The German Bundesliga’s decision to continue their season has prompted La Liga to follow in their footsteps. The Spanish top-flight will continue – so long as nothing gets in the way – on June 20th.
COVID-19 put major European football leagues into hibernation in March. France, Belgium and Holland abandoned their respective seasons, however, other countries feel it is necessary to come to a fairer conclusion by resuming the football calendar. Italy, England and Spain all desire a similar sporting restart plan to Germany’s. However, it is much more difficult to resume the beautiful game in these countries, due to the Coronavirus hitting harder.
Clubs in Spain’s top two divisions held mandatory testing for players last Wednesday. Manager of 19th-placed Leganes Javier Aguirre has revealed Spain’s plans to finish the season. In an interview with a Spanish outlet, Aguirre said: “We already have a start date for the league,” Aguirre said in an interview with a local media outlet.

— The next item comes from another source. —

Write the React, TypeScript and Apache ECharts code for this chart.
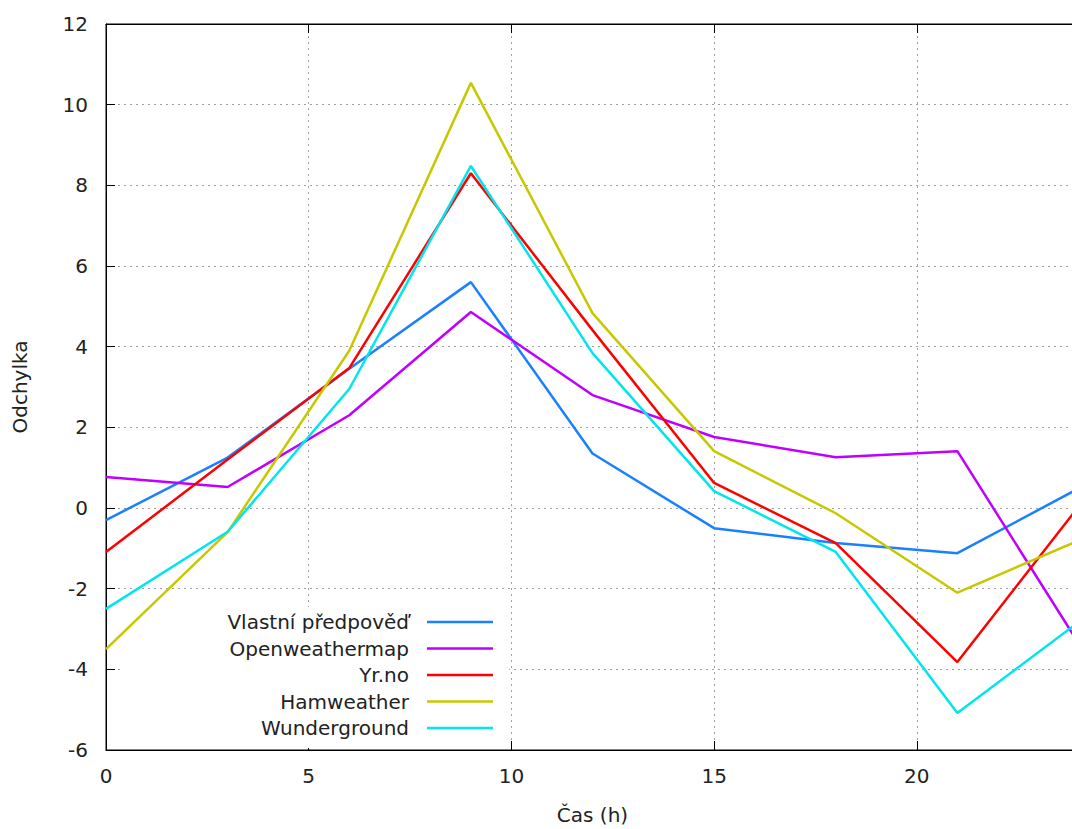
import React, { useEffect, useRef } from "react";
import * as echarts from "echarts";

const hours = [0, 3, 6, 9, 12, 15, 18, 21, 24];
const seriesNames = ["Vlastní předpověď", "Openweathermap", "Yr.no", "Hamweather", "Wunderground"];
const seriesColors = ["#1a80ff", "#c000ff", "#ff0000", "#c8c800", "#00e5ee"];
const vlastni = [-0.3, 1.25, 3.45, 5.6, 1.35, -0.5, -0.87, -1.12, 0.49];
const openweathermap = [0.77, 0.52, 2.3, 4.86, 2.8, 1.76, 1.26, 1.41, -3.37];
const yrno = [-1.09, 1.2, 3.47, 8.3, 4.41, 0.62, -0.87, -3.82, 0.05];
const hamweather = [-3.5, -0.6, 3.9, 10.54, 4.83, 1.41, -0.13, -2.1, -0.8];
const wunderground = [-2.5, -0.59, 2.95, 8.48, 3.84, 0.42, -1.09, -5.08, -2.82];
const seriesValues = [vlastni, openweathermap, yrno, hamweather, wunderground];
const xTicks = [0, 5, 10, 15, 20];
const yTicks = [-6, -4, -2, 0, 2, 4, 6, 8, 10, 12];

const FONT = "DejaVu Sans";

export default function App() {
  const ref = useRef<HTMLDivElement>(null);
  useEffect(() => {
    if (!ref.current) return;
    const chart = echarts.init(ref.current, null, { renderer: "svg" });
    const gridLine = { show: true, lineStyle: { color: "#a0a0a0", type: [2, 4] as any, width: 1 } };
    const legendX = 409;
    const legendY0 = 622;
    const legendStep = 26.5;
    const graphics: any[] = [
      {
        type: "rect",
        z: 1,
        shape: { x: 121, y: 607, width: 388, height: 141 },
        style: { fill: "#ffffff" },
        silent: true,
      },
    ];
    seriesNames.forEach((name, i) => {
      const y = legendY0 + i * legendStep;
      graphics.push({
        type: "text",
        z: 5,
        x: legendX,
        y,
        style: {
          text: name,
          fill: "#222222",
          font: `20px "${FONT}"`,
          textAlign: "right",
          textVerticalAlign: "middle",
        },
      });
      graphics.push({
        type: "line",
        z: 5,
        shape: { x1: 427, y1: y, x2: 493, y2: y },
        style: { stroke: seriesColors[i], lineWidth: 2.5 },
      });
    });
    chart.setOption({
      animation: false,
      backgroundColor: "#ffffff",
      grid: {
        left: 106,
        top: 24,
        right: -7,
        bottom: 79,
        outerBoundsMode: "none",
        containLabel: false,
        show: true,
        borderColor: "#000000",
        borderWidth: 1,
        backgroundColor: "transparent",
      },
      xAxis: [
        {
          type: "value",
          min: 0,
          max: 24,
          interval: 5,
          name: "Čas (h)",
          nameLocation: "middle",
          nameGap: 55,
          nameTextStyle: { fontFamily: FONT, fontSize: 20, color: "#222222" },
          axisLine: { show: true, onZero: false, lineStyle: { color: "#000000", width: 1 } },
          axisTick: { show: true, inside: true, length: 9, lineStyle: { color: "#000000" } },
          axisLabel: {
            fontFamily: FONT,
            fontSize: 20,
            color: "#222222",
            margin: 16,
            customValues: xTicks,
          },
          splitLine: gridLine,
        },
        {
          type: "value",
          position: "top",
          min: 0,
          max: 24,
          interval: 5,
          axisLine: { show: true, onZero: false, lineStyle: { color: "#000000", width: 1 } },
          axisTick: { show: true, inside: true, length: 9, lineStyle: { color: "#000000" } },
          axisLabel: { show: false },
          splitLine: { show: false },
        },
      ],
      yAxis: {
        type: "value",
        min: -6,
        max: 12,
        interval: 2,
        name: "Odchylka",
        nameLocation: "middle",
        nameGap: 76,
        nameTextStyle: { fontFamily: FONT, fontSize: 20, color: "#222222" },
        axisLine: { show: true, onZero: false, lineStyle: { color: "#000000", width: 1 } },
        axisTick: { show: true, inside: true, length: 9, lineStyle: { color: "#000000" } },
        axisLabel: { fontFamily: FONT, fontSize: 20, color: "#222222", margin: 18, customValues: yTicks },
        splitLine: gridLine,
      },
      graphic: graphics,
      series: seriesNames.map((name, i) => ({
        name,
        type: "line",
        z: 3,
        xAxisIndex: 0,
        data: hours.map((h, j) => [h, seriesValues[i][j]]),
        showSymbol: false,
        symbol: "none",
        clip: false,
        lineStyle: { color: seriesColors[i], width: 2.5 },
        itemStyle: { color: seriesColors[i] },
      })),
    });
    return () => chart.dispose();
  }, []);
  return (
    <div
      ref={ref}
      style={{ position: "fixed", left: 0, top: 0, width: 1072, height: 829, background: "#fff" }}
    />
  );
}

“On June 20, we will start La Liga and in five weeks we will be officially finished, on July 26. It will be played on Saturday-Sunday and Wednesday-Thursday, over 11 dates.
“La Liga has just informed me officially and I am very happy about this because we already have training scheduled.”
Despite these claims seeming fairly reliable, a La Liga official later rebuffed Aguirre’s statement. The Spokesman clarified that there hasn’t been an official date set for football’s return to Spain.
He said: “There are no confirmed dates to return to competition. We will begin training sessions and then wait for the government’s decision about the established dates.
“Our intention is to return to competition in June as long as the government decides it is ok to do so.”
The country’s prime minister, Pedro Sanchez, reiterated that fans would not be able to go to a match.
He said: “We hope that leagues and federations will come to a decision soon.
“We already started to allow individual training sessions for team sports, we hope [a return] will come sooner rather than later but we’ll see it first on television rather than in the stadiums, I’m afraid.”
Although these plans seem sensible, it seems as if the people that are being affected the most by this decision are being controlled like puppets. Some players’ opinions aren’t being heard, yet, it’s their safety that’s being compromised. The Coronavirus tests aren’t completely reliable, so players will be at a large risk.
Eibar players have come together and voiced their view: “It worries us that by doing what we like most, we could get infected and infect our family and friends and even contribute to a new wave of the pandemic – with the terrible consequences that would have for the whole population.”
“The health of everyone should be the most important thing and now is the time to back this idea up with actions and not just words. We ask for guarantees and we demand responsibility.”
However, other players are eager to play. Real Madrid captain, Sergio Ramos, says he “can’t wait to get playing and competing as long as there is no risk of contagion”.
Croatia and Barcelona midfielder Ivan Rakitic “thinks it is time for those who are involved in football to take a step forward.”